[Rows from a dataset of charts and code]

════════════════════

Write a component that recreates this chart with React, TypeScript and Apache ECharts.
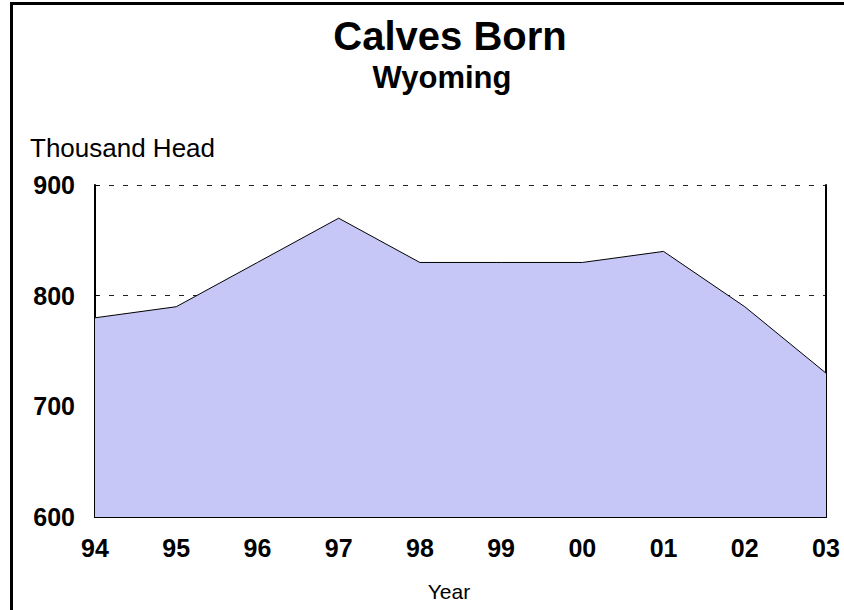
import React, { useEffect, useRef } from "react";
import * as echarts from "echarts";

const years = ["94", "95", "96", "97", "98", "99", "00", "01", "02", "03"];
const calves = [780, 790, 830, 870, 830, 830, 830, 840, 790, 730];
const yTicks = { min: 600, max: 900, interval: 100 };
const titleText = "Calves Born";
const subtitleText = "Wyoming";
const yAxisTitle = "Thousand Head";
const xAxisTitle = "Year";

const FONT = "Arial, 'Liberation Sans', Helvetica, sans-serif";

export default function App() {
  const ref = useRef<HTMLDivElement>(null);
  useEffect(() => {
    document.body.style.margin = "0";
    const chart = echarts.init(ref.current!, null, { renderer: "svg" });
    chart.setOption({
      animation: false,
      backgroundColor: "#ffffff",
      textStyle: { fontFamily: FONT },
      graphic: [
        {
          type: "rect",
          shape: { x: 11.5, y: 3.5, width: 900, height: 700 },
          style: { fill: "none", stroke: "#000", lineWidth: 3 },
          silent: true,
        },
        {
          type: "text",
          style: {
            text: titleText, x: 450, y: 36, align: "center", verticalAlign: "middle",
            fontFamily: FONT, fontSize: 40, fontWeight: "bold", fill: "#000",
          },
        },
        {
          type: "text",
          style: {
            text: subtitleText, x: 442, y: 77, align: "center", verticalAlign: "middle",
            fontFamily: FONT, fontSize: 31, fontWeight: "bold", fill: "#000",
          },
        },
        {
          type: "text",
          style: {
            text: yAxisTitle, x: 30, y: 148, align: "left", verticalAlign: "middle",
            fontFamily: FONT, fontSize: 26, fill: "#000",
          },
        },
        {
          type: "text",
          style: {
            text: xAxisTitle, x: 449, y: 591, align: "center", verticalAlign: "middle",
            fontFamily: FONT, fontSize: 21, fill: "#000",
          },
        },
      ],
      grid: { left: 95, right: 18, top: 185, bottom: 93, containLabel: false },
      xAxis: {
        type: "category",
        data: years,
        boundaryGap: false,
        axisLine: { lineStyle: { color: "#000", width: 2 } },
        axisTick: { show: false },
        axisLabel: { fontFamily: FONT, fontSize: 25, fontWeight: "bold", color: "#000", margin: 18 },
        splitLine: { show: false },
      },
      yAxis: [
        {
          type: "value",
          min: yTicks.min,
          max: yTicks.max,
          interval: yTicks.interval,
          axisLine: { show: true, lineStyle: { color: "#000", width: 2 } },
          axisTick: { show: true, inside: true, length: 4, lineStyle: { color: "#000" } },
          axisLabel: { fontFamily: FONT, fontSize: 25, fontWeight: "bold", color: "#000", margin: 20 },
          splitLine: { show: true, lineStyle: { color: "#222", type: [5, 9], width: 1 } },
        },
        {
          type: "value",
          position: "right",
          min: yTicks.min,
          max: yTicks.max,
          interval: yTicks.interval,
          axisLine: { show: true, lineStyle: { color: "#000", width: 2 } },
          axisTick: { show: false },
          axisLabel: { show: false },
          splitLine: { show: false },
        },
      ],
      series: [
        {
          type: "line",
          data: calves,
          yAxisIndex: 0,
          symbol: "none",
          lineStyle: { color: "#000", width: 1 },
          areaStyle: { color: "#c6c6f7", opacity: 1 },
          z: 1,
        },
      ],
    });
    return () => chart.dispose();
  }, []);
  return <div ref={ref} style={{ width: 844, height: 610 }} />;
}
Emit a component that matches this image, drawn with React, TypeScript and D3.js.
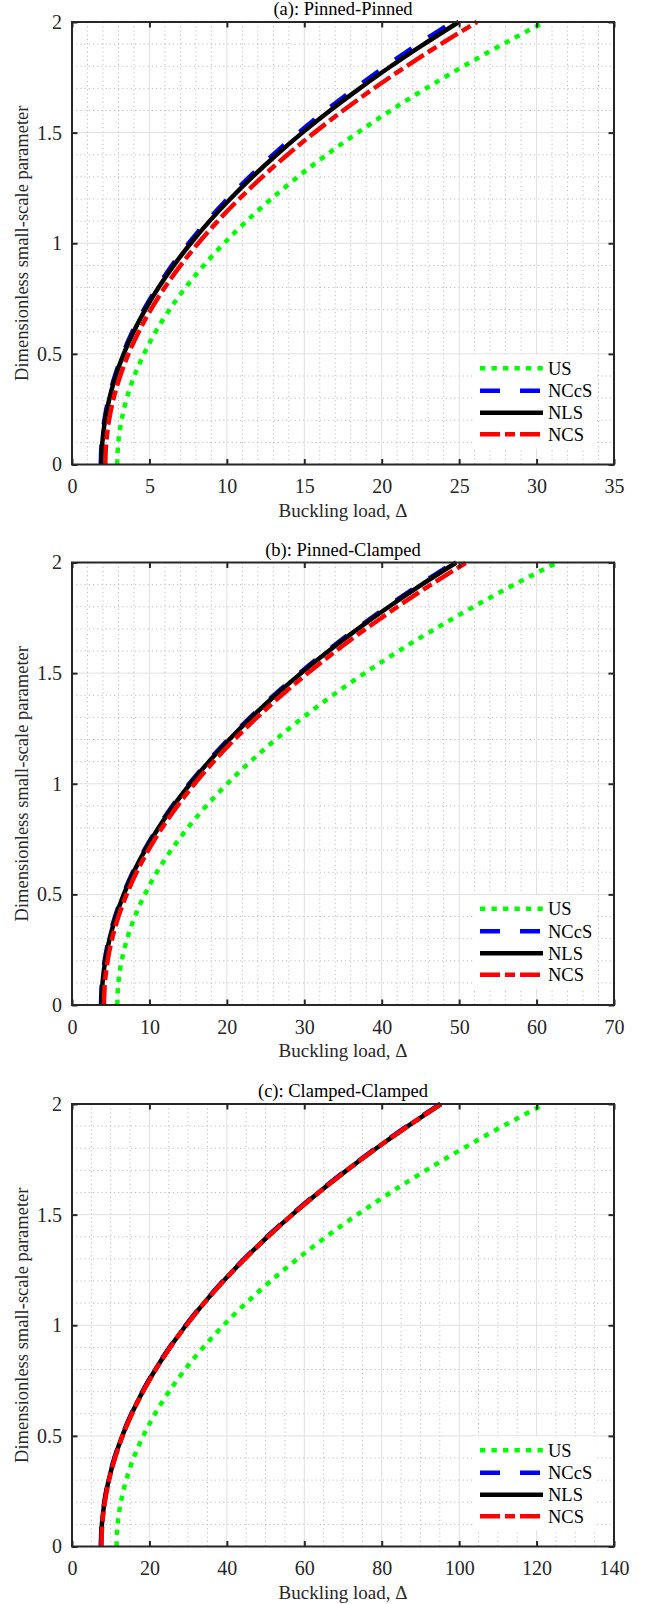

════════════════════

■ Instructions to follow: Please reproduce, word for word, every line from the first line of the records above through the line containing "import * as", and leave out the pictures.

■ Expected output:
Write a component that recreates this chart with React, TypeScript and Apache ECharts.
import React, { useEffect, useRef } from "react";
import * as echarts from "echarts";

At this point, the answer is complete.